Damit stellt sich sehr grundsätzlich die Frage, welche Funktion dem Recht in der politischen Ausgestaltung der Welthandelsordnung überhaupt noch zukommt (hierzu auch Tietje, ebda, FS Dicke, S. 489 ff). Mit anderen Worten: Zeigen die angekündigten Maßnahmen nicht, dass das Welthandelsrecht als Völkerrecht keine Steuerungskraft mehr hat oder gar vielleicht nie besessen hat? Kontextualisiert man die aktuellen Entwicklungen vor einigen Grundannahmen der Welthandelsordnung, so geht es, wie auch in jedem Lehrbuch nachzulesen, um das Gefangenendilemma der Spieltheorie. Das bedeutet vereinfacht gesagt, dass das egoistisch-rationale Verhalten der Staaten und der EU im Welthandelssystem, das gemeinhin als Protektionismus bezeichnet wird, zwar kurzfristig Wohlfahrtsgewinne für den betreffenden Staat erbringen kann. Wenn allerdings alle Akteure im internationalen Handelssystem so agieren, kann dies gemäß den Annahmen der klassischen Außenhandelstheorie langfristig für alle Akteure nur zu Wohlfahrtsverlusten führen. Dementsprechend ist das bestmögliche Ergebnis für alle nur dann zu erreichen, wenn es zu internationaler Kooperation kommt. Diese Kooperation stellt sich allerdings nicht von selbst ein, sondern bedarf konkreter Rechtsregeln, die Kooperation nicht nur gewährleisten, sondern auch erzwingen.

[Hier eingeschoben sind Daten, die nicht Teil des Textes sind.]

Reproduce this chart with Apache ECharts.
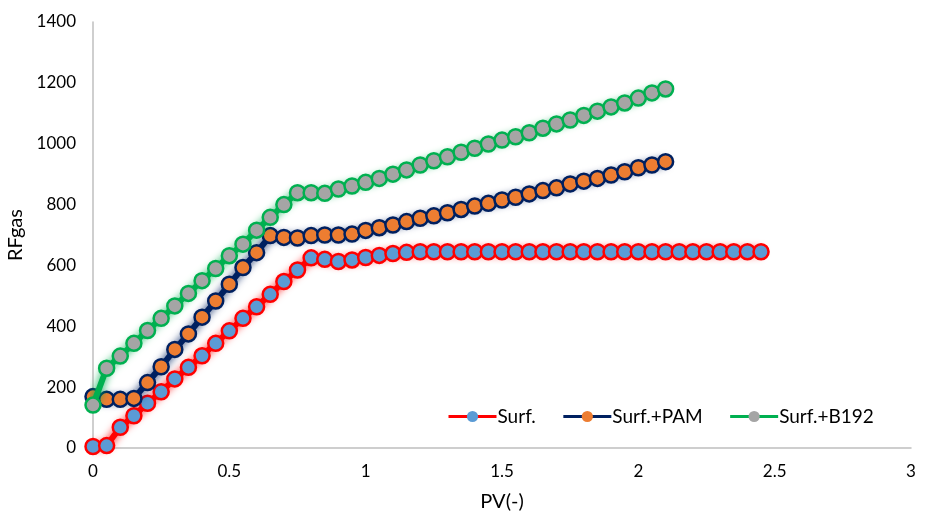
<!DOCTYPE html>
<html>
<head>
<meta charset="utf-8">
<script src="https://cdn.jsdelivr.net/npm/echarts@6/dist/echarts.min.js"></script>
<style>
  html, body { margin: 0; padding: 0; background: #fff; }
  #chart { width: 927px; height: 512px; }
</style>
</head>
<body>
<div id="chart"></div>
<script>
// PV sampling points (step 0.05)
const pv = [0, 0.05, 0.1, 0.15, 0.2, 0.25, 0.3, 0.35, 0.4, 0.45,
    0.5, 0.55, 0.6, 0.65, 0.7, 0.75, 0.8, 0.85, 0.9, 0.95,
    1, 1.05, 1.1, 1.15, 1.2, 1.25, 1.3, 1.35, 1.4, 1.45,
    1.5, 1.55, 1.6, 1.65, 1.7, 1.75, 1.8, 1.85, 1.9, 1.95,
    2, 2.05, 2.1, 2.15, 2.2, 2.25, 2.3, 2.35, 2.4, 2.45];

const surf = [5, 8, 68, 106, 147, 185, 227, 265, 303, 344,
    385, 426, 464, 505, 547, 585, 625, 620, 613, 618,
    626, 633, 639, 643, 645, 645, 645, 645, 645, 645,
    645, 645, 645, 645, 645, 645, 645, 645, 645, 645,
    645, 645, 645, 645, 645, 645, 645, 645, 645, 645];

const surfPam = [169, 160, 160, 163, 215, 267, 324, 375, 430, 483,
    538, 593, 642, 698, 692, 690, 698, 700, 700, 703,
    715, 724, 733, 744, 755, 763, 773, 784, 795, 804,
    815, 824, 835, 846, 855, 868, 877, 886, 897, 908,
    921, 930, 941];

const surfB192 = [141, 262, 302, 344, 386, 426, 467, 508, 550, 590,
    632, 670, 716, 758, 800, 839, 839, 837, 851, 861,
    873, 886, 900, 914, 930, 944, 957, 972, 985, 999,
    1012, 1023, 1036, 1051, 1065, 1078, 1093, 1107, 1121, 1134,
    1150, 1167, 1180];

const seriesNames = ['Surf.', 'Surf.+PAM', 'Surf.+B192'];
const lineColors = ['#ff0000', '#002060', '#00b050'];
const markColors = ['#5b9bd5', '#ed7d31', '#a5a5a5'];
const xTicks = [0, 0.5, 1, 1.5, 2, 2.5, 3];
const yTicks = [0, 200, 400, 600, 800, 1000, 1200, 1400];

const FONT = 'Lato, "Open Sans", sans-serif';

function pairs(ys) {
    return ys.map((y, i) => [pv[i], y]);
}

function makeSeries(idx, ys) {
    return {
        name: seriesNames[idx],
        type: 'line',
        data: pairs(ys),
        symbol: 'circle',
        symbolSize: 15,
        clip: false,
        lineStyle: {
            color: lineColors[idx],
            width: 6,
            shadowColor: lineColors[idx],
            shadowBlur: 8
        },
        itemStyle: {
            color: markColors[idx],
            borderColor: lineColors[idx],
            borderWidth: 2.5
        },
        emphasis: { disabled: true },
        z: 2 + idx
    };
}

let chart = echarts.init(document.getElementById('chart'));
let option = {
    backgroundColor: '#fff',
    animation: false,
    textStyle: { fontFamily: FONT },
    grid: { left: 93, right: 16, top: 22, bottom: 64, containLabel: false, outerBoundsMode: 'none' },
    legend: {
        data: seriesNames,
        left: 442,
        top: 402,
        itemWidth: 48,
        itemHeight: 14,
        itemGap: 26,
        itemStyle: { borderWidth: 0 },
        lineStyle: { width: 3, shadowBlur: 0 },
        textStyle: { fontFamily: FONT, fontSize: 19, color: '#000', padding: [0, 0, 0, -4] }
    },
    xAxis: {
        type: 'value',
        min: 0,
        max: 3,
        interval: 0.5,
        name: 'PV(-)',
        nameLocation: 'middle',
        nameGap: 44,
        nameTextStyle: { fontFamily: FONT, fontSize: 20, color: '#000' },
        axisLine: { show: true, lineStyle: { color: '#bfbfbf', width: 1.5 } },
        axisTick: { show: false },
        splitLine: { show: false },
        axisLabel: {
            fontFamily: FONT, fontSize: 17, color: '#000', margin: 15,
            formatter: v => xTicks.includes(v) ? String(v) : ''
        }
    },
    yAxis: {
        type: 'value',
        min: 0,
        max: 1400,
        interval: 200,
        name: 'RFgas',
        nameLocation: 'middle',
        nameGap: 63,
        nameTextStyle: { fontFamily: FONT, fontSize: 20, color: '#000' },
        axisLine: { show: true, lineStyle: { color: '#bfbfbf', width: 1.5 } },
        axisTick: { show: false },
        splitLine: { show: false },
        axisLabel: {
            fontFamily: FONT, fontSize: 17, color: '#000', margin: 17,
            formatter: v => yTicks.includes(v) ? String(v) : ''
        }
    },
    series: [
        makeSeries(0, surf),
        makeSeries(1, surfPam),
        makeSeries(2, surfB192)
    ]
};
chart.setOption(option);
</script>
</body>
</html>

Über diese Erklärung hinausgehend bedarf es zum Verständnis der Welthandelsordnung auch einer über den Rechtstext hinausgehenden Betrachtung der sozialen Wirklichkeit des internationalen Zusammenlebens. Nur so erschließt sich, warum Völkerrecht als Recht überhaupt gilt: es gilt, weil es notwendig ist (Dahm/Delbrück/Wolfrum, Völkerrecht, Bd. I/1, S. 41). Dies ist keine reine normative Aussage. Vielmehr geht es darum, dass normative und soziologische Überlegungen kombiniert werden. Völkerrecht gilt in Anerkennung der Realität im internationalen System, um ein Mindestmaß an Humanität, sozialer Sicherheit, Wohlstand und insgesamt Frieden auf der Welt zu sichern (Delbrück). Methodisch zielt dieser Ansatz darauf ab, das Völkerrechtssystem nicht nur als rein politisches System zu begreifen; ebenso wenig geht es um eine reine normative Sollensperspektive, die die politische Realität ignoriert. Kombiniert man insofern die genannten Überlegungen, und bezeichnet sie als Neuen Realismus im Völkerrechtssystem, eröffnet sich die Möglichkeit, das genannte Kooperationsmodell der Welthandelsordnung umfassender zu verstehen. Kooperation im Welthandelssystem und im Völkerrecht insgesamt, ist eben nicht nur gleichsam harmonisches Miteinander. Vielmehr ist die notwendige Kooperation immer auch als Konflikt zu verstehen, allerdings nicht im militärischen Sinne. Konflikt ist hier vielmehr der Konflikt, wie ihn schon Rudolf Jhering 1872 in seinem „Kampf ums Recht“ beschrieben hat: Es geht um den Konflikt, der teils innerhalb des Rechts, teils durch Rechtsbruch gelebt wird und das Recht begründet und fortentwickelt. Entscheidend ist dabei, dass der Konflikt keine Absage an das Recht ist, sondern als dem Recht inhärent angesehen wird.
Ausblick
Die von Präsident Trump angekündigten handelspolitischen Maßnahmen zeigen einmal mehr, dass das internationale Recht fragil ist und bleibt. Das macht es umso herausfordernder, die globale Friedenssicherung sowie ein Mindestmaß an sozialer und wirtschaftlicher Sicherheit als fundamentale Ziele des Völkerrechts zu gewährleisten. Gerade im Kontext der absehbaren Herausforderungen, die sich mit dem Amtsantritt von Trump u.a. im Weltwirtschaftssystem stellen werden, kann mit dieser Herausforderung nur umgegangen werden, wenn Kooperation und Konflikt immer von Verantwortung getragen sind. Diese Verantwortung kann das Recht selbst nicht garantieren. Sie findet ihre Wurzeln und Grundlagen außerhalb des Rechts und ist letztlich eine politische Aufgabe der Staatsleitung.